EXERCISE PROMPT
Write out the data below in full, unchanged, minus the images.

## START

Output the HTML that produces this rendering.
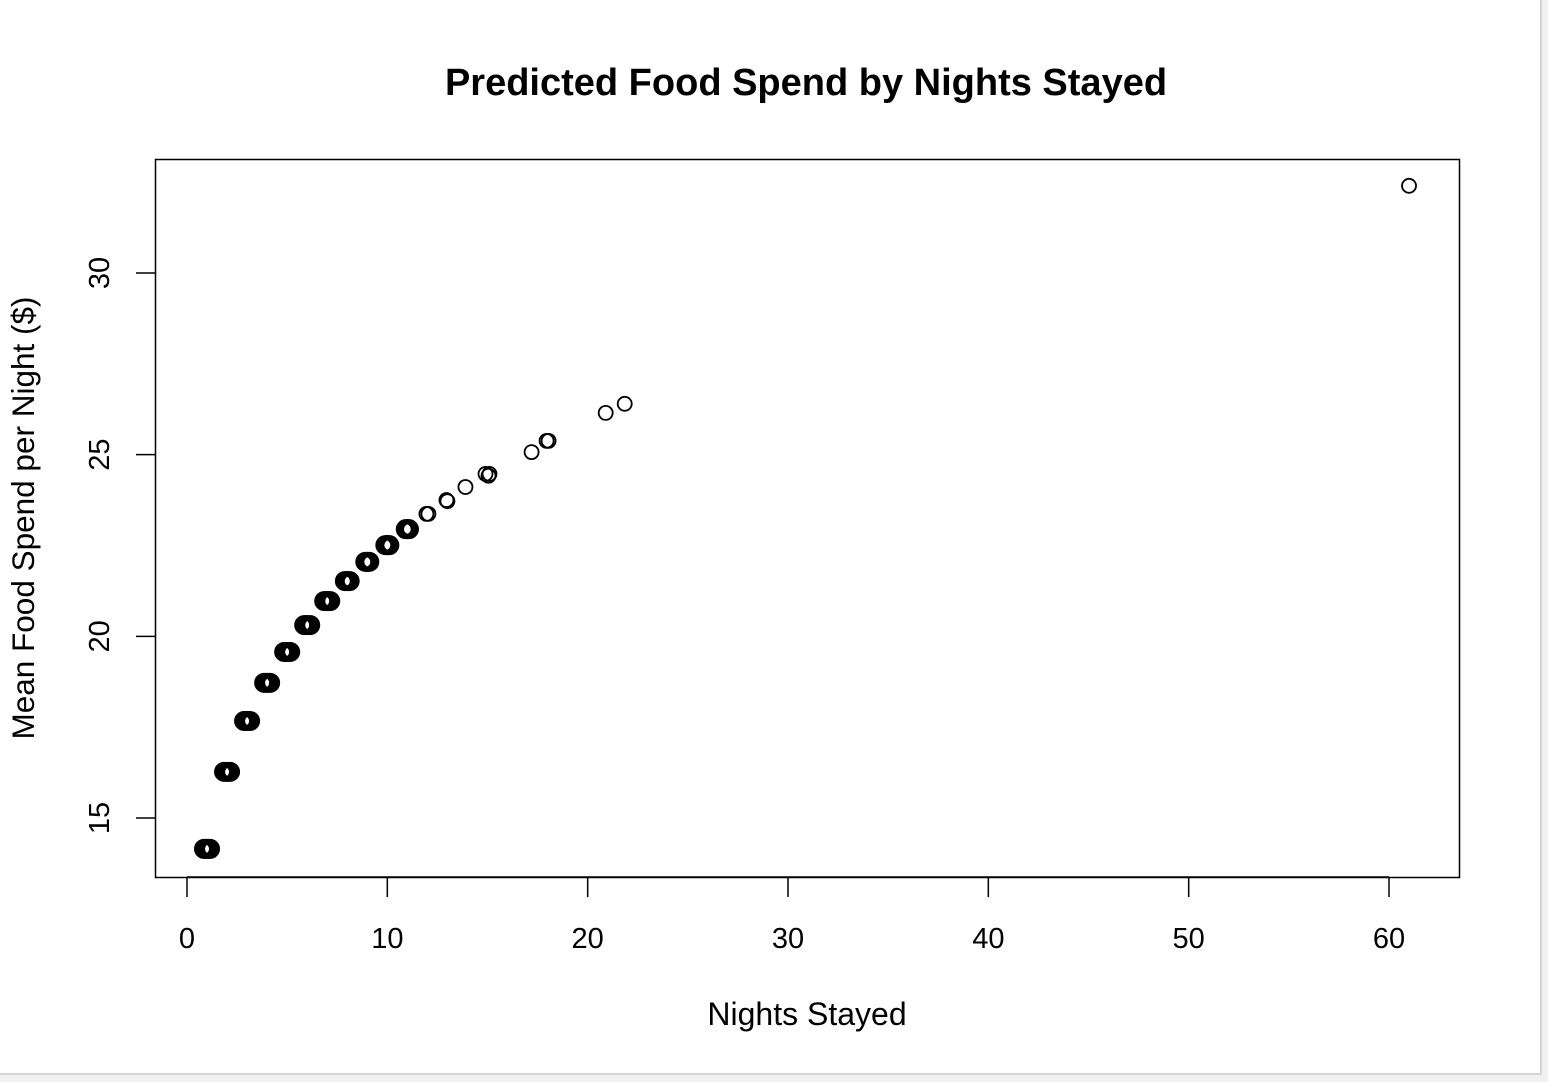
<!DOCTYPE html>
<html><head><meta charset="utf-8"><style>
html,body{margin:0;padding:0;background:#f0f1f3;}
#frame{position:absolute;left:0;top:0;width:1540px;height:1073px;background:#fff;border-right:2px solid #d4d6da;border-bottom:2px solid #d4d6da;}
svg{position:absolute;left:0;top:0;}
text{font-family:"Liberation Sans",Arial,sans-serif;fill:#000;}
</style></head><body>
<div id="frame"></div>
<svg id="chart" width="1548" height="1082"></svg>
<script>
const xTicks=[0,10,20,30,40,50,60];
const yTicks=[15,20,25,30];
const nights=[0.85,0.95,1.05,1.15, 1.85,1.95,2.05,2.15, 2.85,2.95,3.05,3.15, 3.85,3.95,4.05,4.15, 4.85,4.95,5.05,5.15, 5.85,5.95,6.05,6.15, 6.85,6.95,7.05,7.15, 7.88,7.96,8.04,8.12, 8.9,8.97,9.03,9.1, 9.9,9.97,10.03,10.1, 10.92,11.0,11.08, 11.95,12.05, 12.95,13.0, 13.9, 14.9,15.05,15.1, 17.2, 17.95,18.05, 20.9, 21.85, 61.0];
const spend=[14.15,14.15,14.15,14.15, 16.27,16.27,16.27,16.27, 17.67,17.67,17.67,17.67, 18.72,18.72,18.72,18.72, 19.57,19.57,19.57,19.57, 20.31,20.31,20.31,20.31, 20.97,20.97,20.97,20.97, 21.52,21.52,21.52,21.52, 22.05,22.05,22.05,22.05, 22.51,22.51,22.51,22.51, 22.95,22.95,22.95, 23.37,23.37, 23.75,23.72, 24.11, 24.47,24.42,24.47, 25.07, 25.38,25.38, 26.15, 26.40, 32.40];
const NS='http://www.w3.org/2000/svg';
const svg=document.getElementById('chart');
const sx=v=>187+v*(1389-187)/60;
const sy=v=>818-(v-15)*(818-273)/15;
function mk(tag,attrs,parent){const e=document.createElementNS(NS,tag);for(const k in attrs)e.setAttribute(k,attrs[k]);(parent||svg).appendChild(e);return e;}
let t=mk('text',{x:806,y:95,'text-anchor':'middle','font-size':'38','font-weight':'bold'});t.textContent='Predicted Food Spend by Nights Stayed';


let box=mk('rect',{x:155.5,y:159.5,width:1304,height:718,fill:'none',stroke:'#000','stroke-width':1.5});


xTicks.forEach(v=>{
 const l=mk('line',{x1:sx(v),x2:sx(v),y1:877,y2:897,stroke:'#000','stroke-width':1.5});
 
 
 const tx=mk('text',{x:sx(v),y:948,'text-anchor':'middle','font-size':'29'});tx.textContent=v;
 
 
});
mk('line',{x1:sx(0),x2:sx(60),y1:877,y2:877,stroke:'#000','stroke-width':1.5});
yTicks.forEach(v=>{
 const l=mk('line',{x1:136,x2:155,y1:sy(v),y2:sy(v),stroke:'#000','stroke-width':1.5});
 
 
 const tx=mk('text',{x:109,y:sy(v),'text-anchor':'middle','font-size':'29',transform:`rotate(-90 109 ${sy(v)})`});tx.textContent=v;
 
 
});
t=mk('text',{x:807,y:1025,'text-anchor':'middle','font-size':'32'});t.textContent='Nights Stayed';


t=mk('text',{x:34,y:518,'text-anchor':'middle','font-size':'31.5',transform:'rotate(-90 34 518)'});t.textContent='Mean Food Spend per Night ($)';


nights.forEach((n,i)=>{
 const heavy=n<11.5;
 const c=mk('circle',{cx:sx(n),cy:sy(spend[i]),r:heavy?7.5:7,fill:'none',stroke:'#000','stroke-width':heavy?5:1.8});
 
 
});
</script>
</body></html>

## END

THE RESPONSE
Output the HTML that produces this rendering.
<!DOCTYPE html>
<html><head><meta charset="utf-8"><style>
html,body{margin:0;padding:0;background:#f0f1f3;}
#frame{position:absolute;left:0;top:0;width:1540px;height:1073px;background:#fff;border-right:2px solid #d4d6da;border-bottom:2px solid #d4d6da;}
svg{position:absolute;left:0;top:0;}
text{font-family:"Liberation Sans",Arial,sans-serif;fill:#000;}
</style></head><body>
<div id="frame"></div>
<svg id="chart" width="1548" height="1082"></svg>
<script>
const xTicks=[0,10,20,30,40,50,60];
const yTicks=[15,20,25,30];
const nights=[0.85,0.95,1.05,1.15, 1.85,1.95,2.05,2.15, 2.85,2.95,3.05,3.15, 3.85,3.95,4.05,4.15, 4.85,4.95,5.05,5.15, 5.85,5.95,6.05,6.15, 6.85,6.95,7.05,7.15, 7.88,7.96,8.04,8.12, 8.9,8.97,9.03,9.1, 9.9,9.97,10.03,10.1, 10.92,11.0,11.08, 11.95,12.05, 12.95,13.0, 13.9, 14.9,15.05,15.1, 17.2, 17.95,18.05, 20.9, 21.85, 61.0];
const spend=[14.15,14.15,14.15,14.15, 16.27,16.27,16.27,16.27, 17.67,17.67,17.67,17.67, 18.72,18.72,18.72,18.72, 19.57,19.57,19.57,19.57, 20.31,20.31,20.31,20.31, 20.97,20.97,20.97,20.97, 21.52,21.52,21.52,21.52, 22.05,22.05,22.05,22.05, 22.51,22.51,22.51,22.51, 22.95,22.95,22.95, 23.37,23.37, 23.75,23.72, 24.11, 24.47,24.42,24.47, 25.07, 25.38,25.38, 26.15, 26.40, 32.40];
const NS='http://www.w3.org/2000/svg';
const svg=document.getElementById('chart');
const sx=v=>187+v*(1389-187)/60;
const sy=v=>818-(v-15)*(818-273)/15;
function mk(tag,attrs,parent){const e=document.createElementNS(NS,tag);for(const k in attrs)e.setAttribute(k,attrs[k]);(parent||svg).appendChild(e);return e;}
let t=mk('text',{x:806,y:95,'text-anchor':'middle','font-size':'38','font-weight':'bold'});t.textContent='Predicted Food Spend by Nights Stayed';


let box=mk('rect',{x:155.5,y:159.5,width:1304,height:718,fill:'none',stroke:'#000','stroke-width':1.5});


xTicks.forEach(v=>{
 const l=mk('line',{x1:sx(v),x2:sx(v),y1:877,y2:897,stroke:'#000','stroke-width':1.5});
 
 
 const tx=mk('text',{x:sx(v),y:948,'text-anchor':'middle','font-size':'29'});tx.textContent=v;
 
 
});
mk('line',{x1:sx(0),x2:sx(60),y1:877,y2:877,stroke:'#000','stroke-width':1.5});
yTicks.forEach(v=>{
 const l=mk('line',{x1:136,x2:155,y1:sy(v),y2:sy(v),stroke:'#000','stroke-width':1.5});
 
 
 const tx=mk('text',{x:109,y:sy(v),'text-anchor':'middle','font-size':'29',transform:`rotate(-90 109 ${sy(v)})`});tx.textContent=v;
 
 
});
t=mk('text',{x:807,y:1025,'text-anchor':'middle','font-size':'32'});t.textContent='Nights Stayed';


t=mk('text',{x:34,y:518,'text-anchor':'middle','font-size':'31.5',transform:'rotate(-90 34 518)'});t.textContent='Mean Food Spend per Night ($)';


nights.forEach((n,i)=>{
 const heavy=n<11.5;
 const c=mk('circle',{cx:sx(n),cy:sy(spend[i]),r:heavy?7.5:7,fill:'none',stroke:'#000','stroke-width':heavy?5:1.8});
 
 
});
</script>
</body></html>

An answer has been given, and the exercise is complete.